Machine Learning
What is Machine Learning?
Machine learning is a powerful technology that enables computers to learn from data and improve their performance on specific tasks without being explicitly programmed for each scenario. In the context of bot protection, machine learning algorithms analyze vast amounts of user interaction data to identify patterns that distinguish legitimate human behavior from automated bot activity.

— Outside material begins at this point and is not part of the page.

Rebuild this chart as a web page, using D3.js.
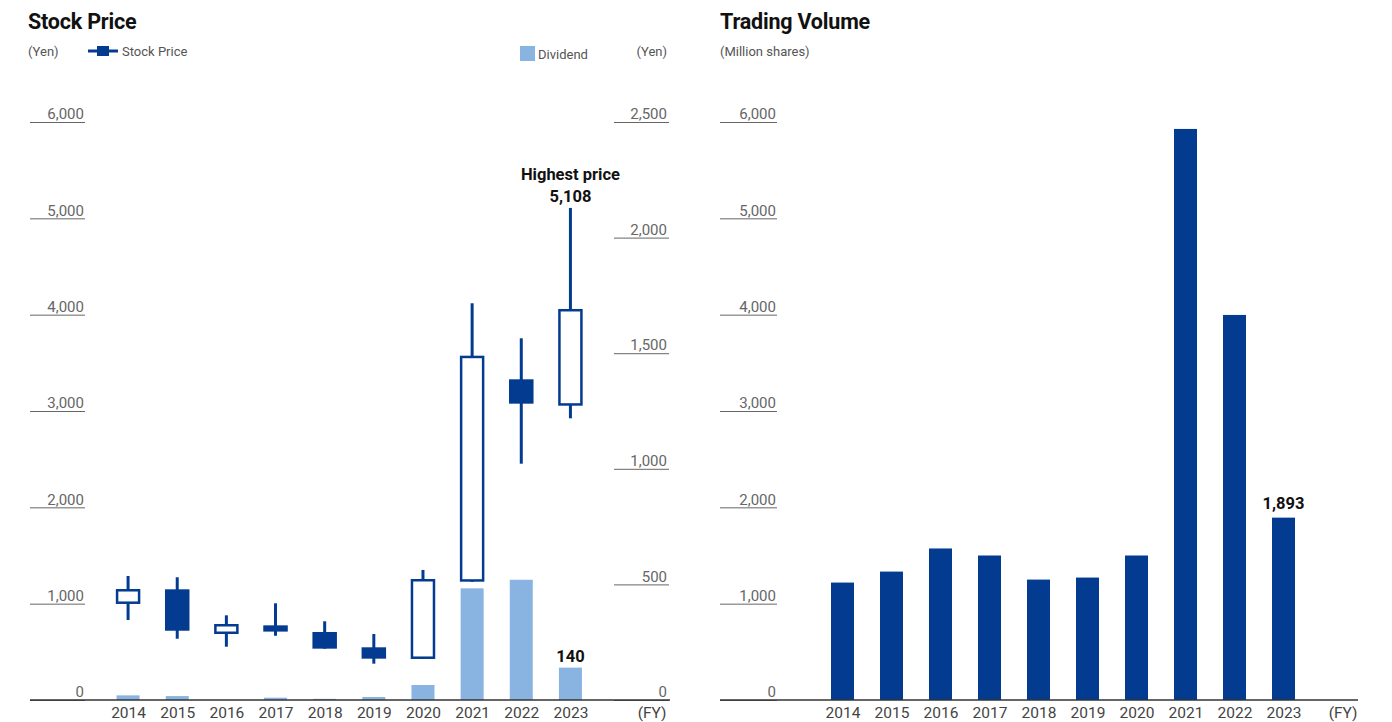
<!DOCTYPE html>
<html>
<head>
<meta charset="utf-8">
<script src="https://cdn.jsdelivr.net/npm/d3@7"></script>
<style>
  html, body { margin: 0; padding: 0; background: #fff; }
  svg { display: block; font-family: Roboto, "Noto Sans", sans-serif; }
</style>
</head>
<body>
<svg id="chart" width="1392" height="722"></svg>
<script>
// ---------- data ----------
const years = ["2014","2015","2016","2017","2018","2019","2020","2021","2022","2023"];
const priceOpen  = [997, 1149, 685, 775, 706, 547, 426, 1228, 3329, 3055];
const priceClose = [1152, 719, 789, 710, 533, 429, 1256, 3574, 3076, 4059];
const priceHigh  = [1287, 1274, 879, 1004, 817, 685, 1350, 4118, 3755, 5108];
const priceLow   = [830, 636, 553, 667, 533, 377, 426, 1228, 2453, 2924];
const dividends  = [20, 17, 0, 10, 5, 13, 65, 483, 520, 140];
const volume     = [1219, 1333, 1573, 1500, 1250, 1271, 1500, 5928, 3997, 1893];
const priceTicks = [0, 1000, 2000, 3000, 4000, 5000, 6000];
const dividendTicks = [0, 500, 1000, 1500, 2000, 2500];
const volumeTicks = [0, 1000, 2000, 3000, 4000, 5000, 6000];

// ---------- styles ----------
const DARK = "#023b8f";
const LIGHT = "#89b3e0";
const fmt = d3.format(",");

const svg = d3.select("#chart");

// ---------- LEFT: Stock price ----------
const xL = d3.scalePoint().domain(years).range([103.5, 595]).padding(0.5);
const yP = d3.scaleLinear().domain([0, 6000]).range([700, 122]);
const yD = d3.scaleLinear().domain([0, 2500]).range([700, 122]);

svg.append("text").attr("x", 28).attr("y", 29)
  .attr("font-size", 21.5).attr("font-weight", 700).attr("fill", "#111")
  .attr("letter-spacing", -0.2).text("Stock Price");
svg.append("text").attr("x", 28).attr("y", 56).attr("font-size", 13).attr("fill", "#555").text("(Yen)");
svg.append("text").attr("x", 667).attr("y", 56).attr("font-size", 13).attr("fill", "#555")
  .attr("text-anchor", "end").text("(Yen)");

// legend stock price
const lg = svg.append("g");
lg.append("line").attr("x1", 88).attr("x2", 118).attr("y1", 51).attr("y2", 51)
  .attr("stroke", DARK).attr("stroke-width", 3);
lg.append("rect").attr("x", 97).attr("y", 46).attr("width", 12).attr("height", 10).attr("fill", DARK);
lg.append("text").attr("x", 122).attr("y", 56).attr("font-size", 13).attr("fill", "#555").text("Stock Price");
// legend dividend
lg.append("rect").attr("x", 520).attr("y", 46).attr("width", 15).attr("height", 15).attr("fill", LIGHT);
lg.append("text").attr("x", 538).attr("y", 59).attr("font-size", 13).attr("fill", "#555").text("Dividend");

function styleAxis(g, anchorX) {
  g.select(".domain").remove();
  g.selectAll(".tick line").attr("stroke", "#666").attr("stroke-width", 1);
  g.selectAll(".tick text").attr("x", anchorX).attr("dy", "-0.22em")
    .attr("text-anchor", "end").attr("font-size", 15).attr("fill", "#666")
    .attr("font-family", "Roboto, sans-serif");
}

// left axis
svg.append("g").attr("transform", "translate(85,0)")
  .call(d3.axisLeft(yP).tickValues(priceTicks).tickSize(55).tickFormat(fmt))
  .call(g => styleAxis(g, -1));
// right axis (dividend)
svg.append("g").attr("transform", "translate(669,0)")
  .call(d3.axisLeft(yD).tickValues(dividendTicks).tickSize(55).tickFormat(fmt))
  .call(g => styleAxis(g, -2));

// dividend bars
const barW = 23;
svg.append("g").selectAll("rect").data(years).join("rect")
  .attr("x", (d) => xL(d) - barW / 2)
  .attr("width", barW)
  .attr("y", (d, i) => yD(dividends[i]))
  .attr("height", (d, i) => yD(0) - yD(dividends[i]))
  .attr("fill", LIGHT);

// candles
const candleW = 22;
const cg = svg.append("g").selectAll("g").data(years).join("g");
cg.append("line")
  .attr("x1", d => xL(d)).attr("x2", d => xL(d))
  .attr("y1", (d, i) => yP(priceHigh[i])).attr("y2", (d, i) => yP(priceLow[i]))
  .attr("stroke", DARK).attr("stroke-width", 3);
cg.append("rect")
  .attr("x", d => xL(d) - candleW / 2)
  .attr("width", candleW)
  .attr("y", (d, i) => yP(Math.max(priceOpen[i], priceClose[i])) + 1.25)
  .attr("height", (d, i) => Math.abs(yP(priceOpen[i]) - yP(priceClose[i])) - 2.5)
  .attr("fill", (d, i) => priceClose[i] >= priceOpen[i] ? "#fff" : DARK)
  .attr("stroke", DARK).attr("stroke-width", 2.5);

// baseline left
svg.append("line").attr("x1", 30).attr("x2", 670).attr("y1", 700).attr("y2", 700)
  .attr("stroke", "#333").attr("stroke-width", 1.5);

function styleX(g) {
  g.select(".domain").remove();
  g.selectAll(".tick text").attr("font-size", 15.5).attr("fill", "#444")
    .attr("font-family", "Roboto, sans-serif");
}

// x axis left
svg.append("g").attr("transform", "translate(0,700)")
  .call(d3.axisBottom(xL).tickSize(0).tickPadding(7))
  .call(styleX);
svg.append("text").attr("x", 652).attr("y", 718).attr("text-anchor", "middle")
  .attr("font-size", 15.5).attr("fill", "#444").text("(FY)");

// annotations left
const last = years.length - 1;
svg.append("text").attr("x", xL(years[last])).attr("y", 180).attr("text-anchor", "middle")
  .attr("font-size", 16.5).attr("font-weight", 700).attr("fill", "#111").text("Highest price");
svg.append("text").attr("x", xL(years[last])).attr("y", 202).attr("text-anchor", "middle")
  .attr("font-size", 16.5).attr("font-weight", 700).attr("fill", "#111").text(fmt(priceHigh[last]));
svg.append("text").attr("x", xL(years[last])).attr("y", yD(dividends[last]) - 6).attr("text-anchor", "middle")
  .attr("font-size", 16.5).attr("font-weight", 700).attr("fill", "#111").text(fmt(dividends[last]));

// ---------- RIGHT: Trading volume ----------
const xR = d3.scalePoint().domain(years).range([818, 1308]).padding(0.5);
const yV = d3.scaleLinear().domain([0, 6000]).range([700, 122]);

svg.append("text").attr("x", 720).attr("y", 29)
  .attr("font-size", 21.5).attr("font-weight", 700).attr("fill", "#111")
  .attr("letter-spacing", -0.2).text("Trading Volume");
svg.append("text").attr("x", 720).attr("y", 56).attr("font-size", 13).attr("fill", "#555").text("(Million shares)");

svg.append("g").attr("transform", "translate(777,0)")
  .call(d3.axisLeft(yV).tickValues(volumeTicks).tickSize(57).tickFormat(fmt))
  .call(g => styleAxis(g, -1));

svg.append("g").selectAll("rect").data(years).join("rect")
  .attr("x", d => xR(d) - barW / 2)
  .attr("width", barW)
  .attr("y", (d, i) => yV(volume[i]))
  .attr("height", (d, i) => yV(0) - yV(volume[i]))
  .attr("fill", DARK);

svg.append("line").attr("x1", 720).attr("x2", 1358).attr("y1", 700).attr("y2", 700)
  .attr("stroke", "#333").attr("stroke-width", 1.5);

svg.append("g").attr("transform", "translate(0,700)")
  .call(d3.axisBottom(xR).tickSize(0).tickPadding(7))
  .call(styleX);
svg.append("text").attr("x", 1343).attr("y", 718).attr("text-anchor", "middle")
  .attr("font-size", 15.5).attr("fill", "#444").text("(FY)");

svg.append("text").attr("x", xR(years[last])).attr("y", yV(volume[last]) - 9).attr("text-anchor", "middle")
  .attr("font-size", 16.5).attr("font-weight", 700).attr("fill", "#111").text(fmt(volume[last]));
</script>
</body>
</html>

Machine Learning in Bot Detection
Machine learning has revolutionized bot detection by providing sophisticated methods to analyze user behavior and identify suspicious patterns:
Behavioral Analysis
- Mouse movement patterns: ML models analyze the smoothness, acceleration, and natural variations in cursor movements
- Typing patterns: Detection of inhuman typing speeds, consistent intervals, or lack of natural pauses
- Click patterns: Analysis of click timing, pressure, and location precision
- Scroll behavior: Monitoring of scroll speed, direction changes, and pause patterns
Device and Environment Analysis
- Browser fingerprinting: ML algorithms create unique device profiles based on browser characteristics
- Hardware analysis: Detection of virtual machines, automated browsers, or suspicious device configurations
- Network patterns: Analysis of IP addresses, connection types, and geographic consistency
Traffic Pattern Recognition
- Request timing: Identifying inhuman consistency in request intervals
- Session behavior: Analyzing navigation patterns and session duration
- Scale detection: Recognizing coordinated attacks across multiple sessions
Types of Machine Learning in Bot Protection
Supervised Learning
Uses labeled training data to learn the differences between human and bot behavior:
- Classification algorithms: Determine whether a user is human or bot
- Regression models: Calculate risk scores for user sessions
- Feature engineering: Identification of the most predictive behavioral indicators
Unsupervised Learning
Identifies patterns in data without pre-labeled examples:
- Anomaly detection: Finds unusual behavior patterns that may indicate bot activity
- Clustering: Groups similar behavior patterns to identify bot networks
- Outlier detection: Identifies sessions that deviate significantly from normal patterns
Deep Learning
Advanced neural networks that can identify complex patterns:
- Neural networks: Multi-layered models that can detect subtle behavioral differences
- Recurrent networks: Analyze sequences of actions over time
- Convolutional networks: Process visual patterns in CAPTCHA challenges
Advantages of Machine Learning Bot Detection
Adaptive Protection
- Continuous learning: Models improve over time as they encounter new bot techniques
- Real-time adaptation: Quick response to emerging bot strategies
- Pattern evolution: Detection capabilities evolve with changing threat landscapes
Reduced False Positives
- Nuanced analysis: Better distinction between legitimate users and bots
- Context awareness: Understanding of normal variations in human behavior
- Multi-factor analysis: Consideration of multiple behavioral indicators
Scalability
- High-volume processing: Ability to analyze millions of sessions simultaneously
- Automated decision-making: Reduced need for manual intervention
- Resource efficiency: Optimized algorithms that scale with traffic
Challenges in ML-Based Bot Detection
Data Quality
- Training data bias: Models may reflect biases present in training datasets
- Data freshness: Need for continuously updated training data
- Ground truth: Difficulty in obtaining perfectly labeled human vs. bot data
Adversarial Attacks
- Evasion techniques: Sophisticated bots designed to fool ML models
- Model poisoning: Attempts to corrupt training data
- Adversarial examples: Carefully crafted inputs designed to bypass detection
Privacy Considerations
- Data collection: Balance between effective detection and privacy-first architecture
- GDPR compliance: Ensuring ML models meet data minimization requirements
- User consent: Transparent handling of behavioral data collection
Future of Machine Learning in Bot Protection
Federated Learning
- Distributed training: Models that learn across multiple organizations without sharing sensitive data
- Privacy preservation: Training on decentralized data while maintaining user privacy
- Collaborative defense: Shared intelligence without compromising individual organization data
Explainable AI
- Decision transparency: Understanding why specific decisions were made
- Regulatory compliance: Meeting requirements for algorithmic transparency
- Trust building: Providing clear explanations for automated decisions
Advanced Architectures
- Transformer models: Attention-based architectures for sequence analysis
- Graph neural networks: Analysis of relationships and network structures
- Ensemble methods: Combining multiple models for improved accuracy
Machine learning continues to be a cornerstone technology in modern bot protection systems, offering sophisticated and adaptive defenses against evolving automated threats while striving to maintain excellent user experience for legitimate users.